▶ [Task statement]:
Pictures stay out of this copy, which runs from the first line of the material through the line containing "const yTicks = [60, 120, 160, 240];".

▶ [Records with drawing code]:
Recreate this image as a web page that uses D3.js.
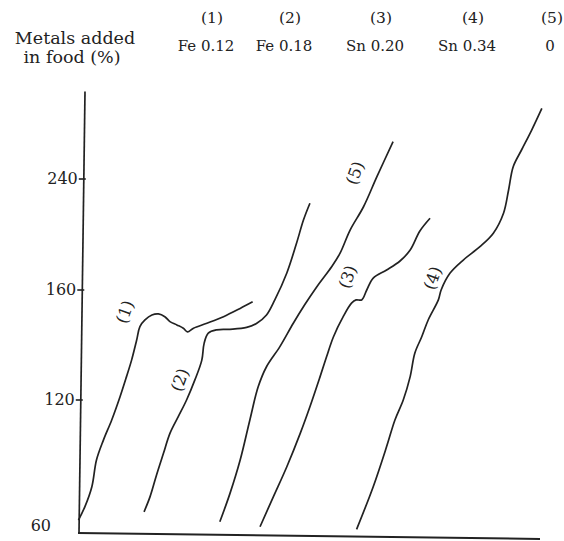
<!DOCTYPE html>
<html>
<head>
<meta charset="utf-8">
<script src="https://cdn.jsdelivr.net/npm/d3@7"></script>
<style>
  body { margin: 0; background: #fff; }
  svg text { font-family: "DejaVu Serif", "Liberation Serif", serif; fill: #222; }
</style>
</head>
<body>
<div class="box"></div>
<script>
// values (x has no units on the original, 0-100 across the axis)
const yTicks = [60, 120, 160, 240];

const curve1 = [[0.1,64.6],[1.5,70.8],[3.0,80.0],[4.0,92.3],[5.5,101.5],[7.3,110.8],[9.1,121.2],
  [10.5,128.5],[11.6,134.5],[12.7,141.8],[13.4,146.7],[14.5,149.1],[16.0,150.9],[17.4,151.3],
  [18.8,150.3],[19.9,148.5],[21.4,147.3],[22.8,146.1],[23.7,144.8],[25.0,146.1],[27.9,147.9],
  [31.5,150.3],[35.1,153.3],[37.8,155.7]];
const curve2 = [[14.3,68.4],[15.6,75.4],[17.0,85.4],[18.5,95.4],[19.9,104.6],[21.7,112.3],
  [23.5,120.0],[25.3,127.3],[26.8,134.5],[27.3,140.6],[28.2,144.3],[30.0,145.5],[32.9,145.7],
  [36.5,146.4],[38.7,147.9],[40.8,150.9],[42.6,156.4],[45.2,172.3],[47.3,193.7],[48.8,210.4],
  [50.2,222.5]];
const curve3 = [[39.4,61.5],[42.3,75.4],[45.2,89.2],[48.1,104.6],[50.2,116.9],[52.4,128.5],
  [53.8,135.7],[55.3,143.0],[57.4,150.3],[59.2,155.2],[60.2,156.4],[61.4,156.4],[62.5,160.0],
  [63.9,168.6],[66.8,174.4],[69.7,180.9],[71.9,188.8],[74.0,202.5],[76.2,211.7]];
const curve4 = [[60.3,60.3],[63.9,80.0],[66.8,98.5],[68.6,110.8],[70.4,120.0],[71.9,128.5],
  [72.9,137.0],[74.4,143.0],[75.8,149.1],[78.0,156.4],[78.6,160.0],[80.5,172.0],[83.4,181.6],
  [87.0,191.2],[89.9,200.9],[92.1,215.3],[93.2,232.1],[94.2,248.9],[96.0,260.9],[98.2,275.3],
  [100.4,290.9]];
const curve5 = [[30.7,63.8],[32.9,76.9],[35.1,92.3],[37.2,110.8],[39.0,124.8],[40.8,132.1],
  [43.7,139.4],[46.6,147.9],[49.1,154.7],[51.7,162.4],[54.9,176.8],[56.7,186.4],[58.9,203.2],
  [61.8,220.0],[64.7,241.7],[68.2,266.9]];

const curves = [curve1, curve2, curve3, curve4, curve5];
const curveNames = ["(1)", "(2)", "(3)", "(4)", "(5)"];
const curveLabelAt = [[10.2,152.0],[22.1,127.3],[58.4,169.4],[76.8,168.6],[60.0,244.3]];

const metals = ["Fe 0.12", "Fe 0.18", "Sn 0.20", "Sn 0.34", "0"];

const width = 564, height = 541;

const svg = d3.select('.box').append('svg')
    .attr('width', width)
    .attr('height', height);

const x = d3.scaleLinear().domain([0, 100]).range([78, 540]);
// the printed axis is not evenly spaced, so the scale is piecewise
const y = d3.scaleLinear().domain(yTicks).range([530, 400, 290, 179]);

// the scanned y axis leans a little to the right towards the top
const lean = v => x(0) + 1 + (y(60) - y(v)) / (y(60) - y(303)) * 6;

// header
const head = svg.append('g').attr('font-size', 17.5);
head.append('text').attr('x', 75).attr('y', 44).attr('text-anchor', 'middle').text('Metals added');
head.append('text').attr('x', 72).attr('y', 63).attr('text-anchor', 'middle').text('in food (%)');

const colX = d3.scalePoint().domain(curveNames).range([206, 550]);
const colNudge = [0, -8, -3, 3, 0];
const numNudge = [6, 6, 6, 6, 2];

svg.append('g').selectAll('text.num')
  .data(curveNames)
  .join('text')
    .attr('font-size', 15.5)
    .attr('text-anchor', 'middle')
    .attr('x', (d, i) => colX(d) + numNudge[i] + colNudge[i])
    .attr('y', 23)
    .text(d => d);

svg.append('g').selectAll('text.metal')
  .data(metals)
  .join('text')
    .attr('font-size', 15)
    .attr('text-anchor', 'middle')
    .attr('x', (d, i) => colX(curveNames[i]) + colNudge[i])
    .attr('y', 51)
    .text(d => d);

// axes
const yAxis = svg.append('g')
    .call(d3.axisLeft(y).tickValues(yTicks).tickSize(4).tickSizeOuter(0).tickPadding(2));
yAxis.select('.domain').remove();
yAxis.selectAll('.tick').attr('transform', d => `translate(${lean(d)},${y(d)})`);
yAxis.selectAll('.tick line').attr('x2', -5).attr('x1', 2).attr('stroke', '#222').attr('stroke-width', 1.6)
    .filter(d => d === 60).remove();
yAxis.selectAll('.tick text').attr('font-size', 16).attr('font-family', '"DejaVu Serif", serif').attr('fill', '#222');
yAxis.selectAll('.tick').filter(d => d === 60).select('text').attr('dy', '0.05em').attr('x', -28);

svg.append('line')
    .attr('x1', lean(303)).attr('x2', lean(60))
    .attr('y1', y(303)).attr('y2', y(60) + 3)
    .attr('stroke', '#222').attr('stroke-width', 1.7);

svg.append('line')
    .attr('x1', x(0)).attr('x2', x(100))
    .attr('y1', y(60) + 3).attr('y2', y(60) + 9)
    .attr('stroke', '#222').attr('stroke-width', 2);

// curves
const line = d3.line()
    .x(d => x(d[0]))
    .y(d => y(d[1]))
    .curve(d3.curveCatmullRom);

svg.append('g').selectAll('path')
  .data(curves)
  .join('path')
    .attr('d', line)
    .attr('fill', 'none')
    .attr('stroke', '#222')
    .attr('stroke-width', 1.7);

svg.append('g').selectAll('text')
  .data(curveLabelAt)
  .join('text')
    .attr('font-size', 16.5)
    .attr('text-anchor', 'middle')
    .attr('dominant-baseline', 'central')
    .attr('transform', d => `translate(${x(d[0])},${y(d[1])}) rotate(-70)`)
    .text((d, i) => curveNames[i]);
</script>
</body>
</html>
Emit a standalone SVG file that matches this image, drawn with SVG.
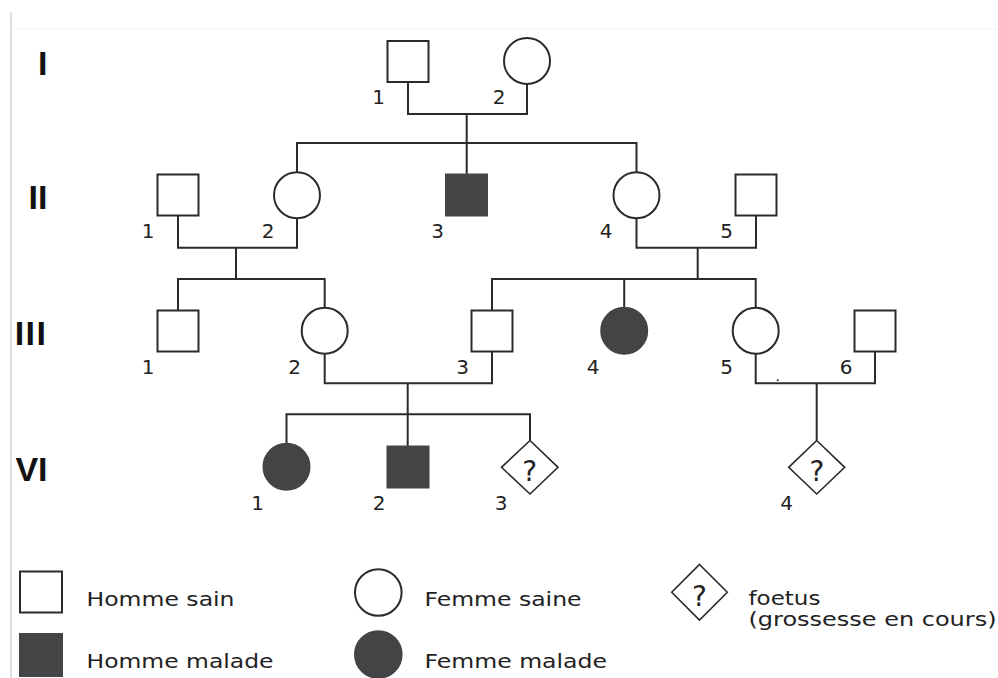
<svg xmlns="http://www.w3.org/2000/svg" width="998" height="678" viewBox="0 0 998 678">
<style>
.bg{fill:#ffffff}
.ln{fill:none;stroke:#2b2b2b;stroke-width:2}
.m{fill:#ffffff;stroke:#2b2b2b;stroke-width:2}
.f{fill:#444444;stroke:#444444;stroke-width:2}
.d{fill:#ffffff;stroke:#2b2b2b;stroke-width:1.6}
.gen{font-family:"Liberation Sans",Arial,sans-serif;font-weight:bold;font-size:34px;fill:#111111;text-anchor:end}
.num{font-family:"DejaVu Sans",Verdana,sans-serif;font-size:20px;fill:#222222;text-anchor:middle}
.q{font-family:"DejaVu Sans",Verdana,sans-serif;font-size:28px;fill:#222222;text-anchor:middle}
.lg{font-family:"DejaVu Sans",Verdana,sans-serif;font-size:20px;fill:#222222}
</style>
<rect class="bg" x="0" y="0" width="998" height="678"/>
<line x1="11" y1="12" x2="11" y2="678" stroke="#d4d4d4" stroke-width="1.5"/>
<line x1="12" y1="29" x2="998" y2="29" stroke="#f3f3f3" stroke-width="1"/>

<g id="generations">
<text class="gen" x="47.5" y="75">I</text>
<text class="gen" x="47.5" y="209">II</text>
<text class="gen" x="47.5" y="345" letter-spacing="1.5">III</text>
<text class="gen" x="47.5" y="481">VI</text>
</g>

<g id="connectors">
<path class="ln" d="M408 83 V114 H527 V84"/>
<path class="ln" d="M466.7 114 V174"/>
<path class="ln" d="M297 172 V143 H636.5 V172"/>
<path class="ln" d="M178 216 V247.7 H297 V218.5"/>
<path class="ln" d="M236 247.7 V279"/>
<path class="ln" d="M178 310 V279 H324.7 V307.8"/>
<path class="ln" d="M636.5 218.5 V247.7 H756 V216"/>
<path class="ln" d="M697.7 247.7 V279"/>
<path class="ln" d="M492 310 V279 H755.7 V307.8"/>
<path class="ln" d="M624.2 279 V307.8"/>
<path class="ln" d="M324.7 354 V383.3 H492 V352"/>
<path class="ln" d="M407.7 383.3 V446"/>
<path class="ln" d="M286.5 443 V414.3 H530 V440.5"/>
<path class="ln" d="M755.7 354 V383.3 H875 V352"/>
<path class="ln" d="M816.7 383.3 V440.5"/>
<circle cx="777.7" cy="380.3" r="1" fill="#2b2b2b"/>
</g>

<g id="I-1"><rect class="m" x="387.5" y="41" width="41" height="41"/><text class="num" x="378.5" y="104">1</text></g>
<g id="I-2"><circle class="m" cx="527" cy="61" r="23"/><text class="num" x="499" y="104">2</text></g>

<g id="II-1"><rect class="m" x="157.5" y="174.5" width="41" height="41"/><text class="num" x="148" y="238">1</text></g>
<g id="II-2"><circle class="m" cx="297" cy="195.3" r="23"/><text class="num" x="268" y="238">2</text></g>
<g id="II-3"><rect class="f" x="446" y="174.5" width="41" height="41"/><text class="num" x="437.5" y="238">3</text></g>
<g id="II-4"><circle class="m" cx="636.5" cy="195.3" r="23"/><text class="num" x="606" y="238">4</text></g>
<g id="II-5"><rect class="m" x="735.5" y="174.5" width="41" height="41"/><text class="num" x="726.5" y="238">5</text></g>

<g id="III-1"><rect class="m" x="157.5" y="310.5" width="41" height="41"/><text class="num" x="148" y="374">1</text></g>
<g id="III-2"><circle class="m" cx="324.7" cy="330.8" r="23"/><text class="num" x="294.5" y="374">2</text></g>
<g id="III-3"><rect class="m" x="471.5" y="310.5" width="41" height="41"/><text class="num" x="462.5" y="374">3</text></g>
<g id="III-4"><circle class="f" cx="624.2" cy="330.8" r="23"/><text class="num" x="593" y="374">4</text></g>
<g id="III-5"><circle class="m" cx="755.7" cy="330.8" r="23"/><text class="num" x="726.5" y="374">5</text></g>
<g id="III-6"><rect class="m" x="854.5" y="310.5" width="41" height="41"/><text class="num" x="846" y="374">6</text></g>

<g id="IV-1"><circle class="f" cx="286.5" cy="466.8" r="23"/><text class="num" x="257.5" y="510">1</text></g>
<g id="IV-2"><rect class="f" x="387.5" y="446.5" width="41" height="41"/><text class="num" x="379" y="510">2</text></g>
<g id="IV-3"><polygon class="d" points="530,440.5 558,467.3 530,494 501.5,467.3"/><text class="q" x="529.7" y="480.7">?</text><text class="num" x="501" y="510">3</text></g>
<g id="IV-4"><polygon class="d" points="816.7,440.5 844.7,467.3 816.7,494 788.7,467.3"/><text class="q" x="817" y="480.7">?</text><text class="num" x="786.5" y="510">4</text></g>

<g id="legend-homme-sain"><rect class="m" x="20" y="571.5" width="42" height="41"/><text class="lg" transform="translate(86.5 605.7) scale(1.17 1)" x="0" y="0" textLength="126.5" lengthAdjust="spacingAndGlyphs">Homme sain</text></g>
<g id="legend-homme-malade"><rect class="f" x="20" y="634" width="42" height="42"/><text class="lg" transform="translate(86.5 668) scale(1.17 1)" x="0" y="0" textLength="159.8" lengthAdjust="spacingAndGlyphs">Homme malade</text></g>
<g id="legend-femme-saine"><circle class="m" cx="378.3" cy="592.5" r="23.3"/><text class="lg" transform="translate(424.5 605.7) scale(1.17 1)" x="0" y="0" textLength="134.2" lengthAdjust="spacingAndGlyphs">Femme saine</text></g>
<g id="legend-femme-malade"><circle class="f" cx="378.3" cy="654.5" r="23.3"/><text class="lg" transform="translate(424.5 668) scale(1.17 1)" x="0" y="0" textLength="156" lengthAdjust="spacingAndGlyphs">Femme malade</text></g>
<g id="legend-foetus"><polygon class="d" points="699.5,564.5 727.3,592.2 699.5,620 671.7,592.2"/><text class="q" x="699.5" y="605.7">?</text><text class="lg" transform="translate(748.5 605) scale(1.17 1)" x="0" y="0" textLength="61.5" lengthAdjust="spacingAndGlyphs">foetus</text><text class="lg" transform="translate(748.5 626) scale(1.17 1)" x="0" y="0" textLength="212" lengthAdjust="spacingAndGlyphs">(grossesse en cours)</text></g>
</svg>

▶ [Finished answer]:
Recreate this image as a web page that uses D3.js.
<!DOCTYPE html>
<html>
<head>
<meta charset="utf-8">
<script src="https://cdn.jsdelivr.net/npm/d3@7"></script>
<style>
  body { margin: 0; background: #fff; }
  svg text { font-family: "DejaVu Serif", "Liberation Serif", serif; fill: #222; }
</style>
</head>
<body>
<div class="box"></div>
<script>
// values (x has no units on the original, 0-100 across the axis)
const yTicks = [60, 120, 160, 240];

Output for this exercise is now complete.